Charts and diagrams as code:
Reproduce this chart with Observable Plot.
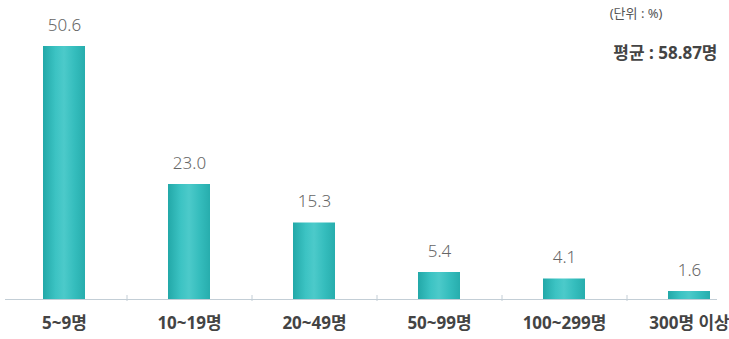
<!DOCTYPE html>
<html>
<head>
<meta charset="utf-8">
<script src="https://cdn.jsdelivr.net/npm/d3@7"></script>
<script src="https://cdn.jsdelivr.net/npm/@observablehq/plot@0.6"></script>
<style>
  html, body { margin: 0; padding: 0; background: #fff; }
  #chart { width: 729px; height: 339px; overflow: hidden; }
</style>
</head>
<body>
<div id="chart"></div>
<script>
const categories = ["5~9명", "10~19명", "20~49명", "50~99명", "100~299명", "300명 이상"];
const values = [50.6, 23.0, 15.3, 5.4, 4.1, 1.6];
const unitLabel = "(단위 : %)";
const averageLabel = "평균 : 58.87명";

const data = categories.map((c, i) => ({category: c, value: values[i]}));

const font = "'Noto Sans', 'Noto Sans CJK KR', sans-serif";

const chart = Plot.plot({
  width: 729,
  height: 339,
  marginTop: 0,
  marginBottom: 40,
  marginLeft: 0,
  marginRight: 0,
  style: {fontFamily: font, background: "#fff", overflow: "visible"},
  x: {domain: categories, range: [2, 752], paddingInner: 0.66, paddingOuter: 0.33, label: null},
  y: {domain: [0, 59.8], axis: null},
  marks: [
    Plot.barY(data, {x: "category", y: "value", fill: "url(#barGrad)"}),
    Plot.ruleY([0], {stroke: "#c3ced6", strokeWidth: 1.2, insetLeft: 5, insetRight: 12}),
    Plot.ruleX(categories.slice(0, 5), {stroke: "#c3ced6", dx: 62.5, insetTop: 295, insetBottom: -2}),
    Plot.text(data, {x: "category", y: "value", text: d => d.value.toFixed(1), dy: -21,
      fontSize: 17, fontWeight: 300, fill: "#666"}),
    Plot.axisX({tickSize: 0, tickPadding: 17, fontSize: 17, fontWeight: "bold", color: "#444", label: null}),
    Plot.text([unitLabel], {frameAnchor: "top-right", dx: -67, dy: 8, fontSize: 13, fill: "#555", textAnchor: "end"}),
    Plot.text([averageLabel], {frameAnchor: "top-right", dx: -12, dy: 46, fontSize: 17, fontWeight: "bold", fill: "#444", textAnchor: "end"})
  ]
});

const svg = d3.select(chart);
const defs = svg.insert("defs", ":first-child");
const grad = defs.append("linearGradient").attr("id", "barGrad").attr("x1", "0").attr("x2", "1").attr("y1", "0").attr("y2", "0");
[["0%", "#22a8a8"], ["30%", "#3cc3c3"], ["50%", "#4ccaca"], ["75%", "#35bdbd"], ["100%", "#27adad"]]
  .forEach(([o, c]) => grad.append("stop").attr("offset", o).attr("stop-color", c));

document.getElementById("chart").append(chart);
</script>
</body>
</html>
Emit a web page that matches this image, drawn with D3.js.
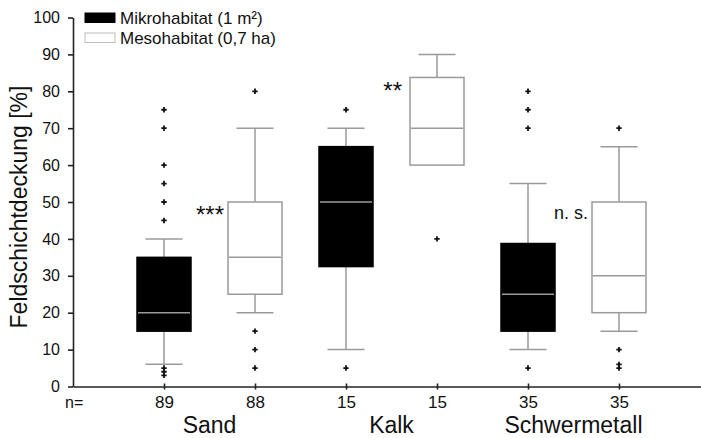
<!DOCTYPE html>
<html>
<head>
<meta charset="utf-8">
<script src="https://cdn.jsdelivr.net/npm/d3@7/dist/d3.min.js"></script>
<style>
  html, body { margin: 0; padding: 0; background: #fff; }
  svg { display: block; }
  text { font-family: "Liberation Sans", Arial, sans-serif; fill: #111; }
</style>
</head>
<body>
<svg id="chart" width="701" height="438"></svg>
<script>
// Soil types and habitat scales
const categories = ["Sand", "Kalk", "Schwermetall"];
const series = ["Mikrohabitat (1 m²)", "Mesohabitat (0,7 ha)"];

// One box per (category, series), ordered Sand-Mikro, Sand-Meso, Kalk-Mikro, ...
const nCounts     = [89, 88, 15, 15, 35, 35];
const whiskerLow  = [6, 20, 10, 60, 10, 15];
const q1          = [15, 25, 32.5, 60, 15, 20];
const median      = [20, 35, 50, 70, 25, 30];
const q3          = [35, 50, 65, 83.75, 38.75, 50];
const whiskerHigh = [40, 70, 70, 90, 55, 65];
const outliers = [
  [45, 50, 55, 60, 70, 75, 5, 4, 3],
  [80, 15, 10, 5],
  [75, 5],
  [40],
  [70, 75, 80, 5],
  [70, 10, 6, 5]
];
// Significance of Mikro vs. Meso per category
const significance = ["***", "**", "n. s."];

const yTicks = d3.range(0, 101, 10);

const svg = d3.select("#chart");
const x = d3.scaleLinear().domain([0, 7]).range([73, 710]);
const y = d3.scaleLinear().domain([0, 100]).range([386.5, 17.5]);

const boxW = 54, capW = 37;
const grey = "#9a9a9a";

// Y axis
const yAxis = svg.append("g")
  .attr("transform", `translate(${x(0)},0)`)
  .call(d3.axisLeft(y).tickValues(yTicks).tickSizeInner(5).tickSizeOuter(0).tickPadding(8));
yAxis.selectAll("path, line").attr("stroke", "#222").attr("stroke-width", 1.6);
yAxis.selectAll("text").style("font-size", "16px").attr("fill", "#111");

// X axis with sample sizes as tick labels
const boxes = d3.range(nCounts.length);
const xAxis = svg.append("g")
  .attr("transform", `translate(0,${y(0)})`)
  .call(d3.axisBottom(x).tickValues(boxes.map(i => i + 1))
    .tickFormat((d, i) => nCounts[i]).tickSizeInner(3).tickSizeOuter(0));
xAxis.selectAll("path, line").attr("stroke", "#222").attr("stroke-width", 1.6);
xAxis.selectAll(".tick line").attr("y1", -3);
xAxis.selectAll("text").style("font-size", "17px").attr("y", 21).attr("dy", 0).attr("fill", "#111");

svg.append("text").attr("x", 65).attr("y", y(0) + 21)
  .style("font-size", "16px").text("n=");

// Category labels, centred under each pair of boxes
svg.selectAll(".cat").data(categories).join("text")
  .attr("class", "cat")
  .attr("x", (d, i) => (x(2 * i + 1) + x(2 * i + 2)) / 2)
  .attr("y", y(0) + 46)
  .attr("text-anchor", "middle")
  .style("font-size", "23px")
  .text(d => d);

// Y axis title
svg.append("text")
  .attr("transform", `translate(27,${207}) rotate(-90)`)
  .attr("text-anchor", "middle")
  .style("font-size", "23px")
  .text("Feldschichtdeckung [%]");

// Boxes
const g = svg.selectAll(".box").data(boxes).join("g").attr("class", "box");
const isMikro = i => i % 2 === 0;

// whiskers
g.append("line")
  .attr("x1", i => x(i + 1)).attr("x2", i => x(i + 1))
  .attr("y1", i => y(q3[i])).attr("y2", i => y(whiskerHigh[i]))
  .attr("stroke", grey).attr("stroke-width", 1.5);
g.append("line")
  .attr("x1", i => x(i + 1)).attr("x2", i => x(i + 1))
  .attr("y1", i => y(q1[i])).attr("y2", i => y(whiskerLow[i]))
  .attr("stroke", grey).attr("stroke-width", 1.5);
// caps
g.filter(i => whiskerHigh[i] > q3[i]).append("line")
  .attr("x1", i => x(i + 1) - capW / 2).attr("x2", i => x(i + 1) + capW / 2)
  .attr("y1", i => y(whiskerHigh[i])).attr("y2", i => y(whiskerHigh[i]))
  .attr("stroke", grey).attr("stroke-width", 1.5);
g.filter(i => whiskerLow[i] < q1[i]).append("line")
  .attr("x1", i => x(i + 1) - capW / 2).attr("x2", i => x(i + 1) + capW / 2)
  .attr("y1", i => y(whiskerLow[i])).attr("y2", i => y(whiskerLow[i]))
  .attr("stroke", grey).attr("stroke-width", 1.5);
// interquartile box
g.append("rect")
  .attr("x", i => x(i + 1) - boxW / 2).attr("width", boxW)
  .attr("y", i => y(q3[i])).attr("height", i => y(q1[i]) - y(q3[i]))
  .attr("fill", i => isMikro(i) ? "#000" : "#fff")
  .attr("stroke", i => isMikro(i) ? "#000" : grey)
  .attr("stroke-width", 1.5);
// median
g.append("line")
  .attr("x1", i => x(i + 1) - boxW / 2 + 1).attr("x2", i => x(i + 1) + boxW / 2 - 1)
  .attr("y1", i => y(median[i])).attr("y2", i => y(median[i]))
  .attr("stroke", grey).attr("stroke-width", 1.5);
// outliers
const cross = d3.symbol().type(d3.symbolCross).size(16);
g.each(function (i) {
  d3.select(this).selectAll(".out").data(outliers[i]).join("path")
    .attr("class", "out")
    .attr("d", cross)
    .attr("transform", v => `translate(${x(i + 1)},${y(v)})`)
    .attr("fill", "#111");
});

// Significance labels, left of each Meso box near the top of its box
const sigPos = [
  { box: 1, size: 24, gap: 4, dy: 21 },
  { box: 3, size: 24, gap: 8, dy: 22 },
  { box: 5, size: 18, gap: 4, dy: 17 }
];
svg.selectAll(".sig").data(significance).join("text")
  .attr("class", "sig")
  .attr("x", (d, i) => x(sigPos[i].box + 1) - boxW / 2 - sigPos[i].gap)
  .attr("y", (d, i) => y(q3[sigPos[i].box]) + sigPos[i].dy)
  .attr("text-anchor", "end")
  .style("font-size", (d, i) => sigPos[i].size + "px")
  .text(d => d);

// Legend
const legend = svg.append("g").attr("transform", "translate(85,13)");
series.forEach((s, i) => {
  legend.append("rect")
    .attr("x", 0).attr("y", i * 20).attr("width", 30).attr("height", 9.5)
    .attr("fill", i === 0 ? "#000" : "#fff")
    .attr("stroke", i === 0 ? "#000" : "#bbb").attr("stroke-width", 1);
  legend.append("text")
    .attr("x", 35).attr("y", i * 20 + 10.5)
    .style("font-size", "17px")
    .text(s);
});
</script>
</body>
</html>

JOB:
Transcribe exactly, please, the lines between the start of the records above and the line holding "Sans', 'Noto Sans", counting both of those lines and omitting pictures.

COMPLETE RESPONSE:
Reproduce this chart with Observable Plot.
<!DOCTYPE html>
<html>
<head>
<meta charset="utf-8">
<script src="https://cdn.jsdelivr.net/npm/d3@7"></script>
<script src="https://cdn.jsdelivr.net/npm/@observablehq/plot@0.6"></script>
<style>
  html, body { margin: 0; padding: 0; background: #fff; }
  #chart { width: 729px; height: 339px; overflow: hidden; }
</style>
</head>
<body>
<div id="chart"></div>
<script>
const categories = ["5~9명", "10~19명", "20~49명", "50~99명", "100~299명", "300명 이상"];
const values = [50.6, 23.0, 15.3, 5.4, 4.1, 1.6];
const unitLabel = "(단위 : %)";
const averageLabel = "평균 : 58.87명";

const data = categories.map((c, i) => ({category: c, value: values[i]}));

const font = "'Noto Sans', 'Noto Sans CJK KR', sans-serif";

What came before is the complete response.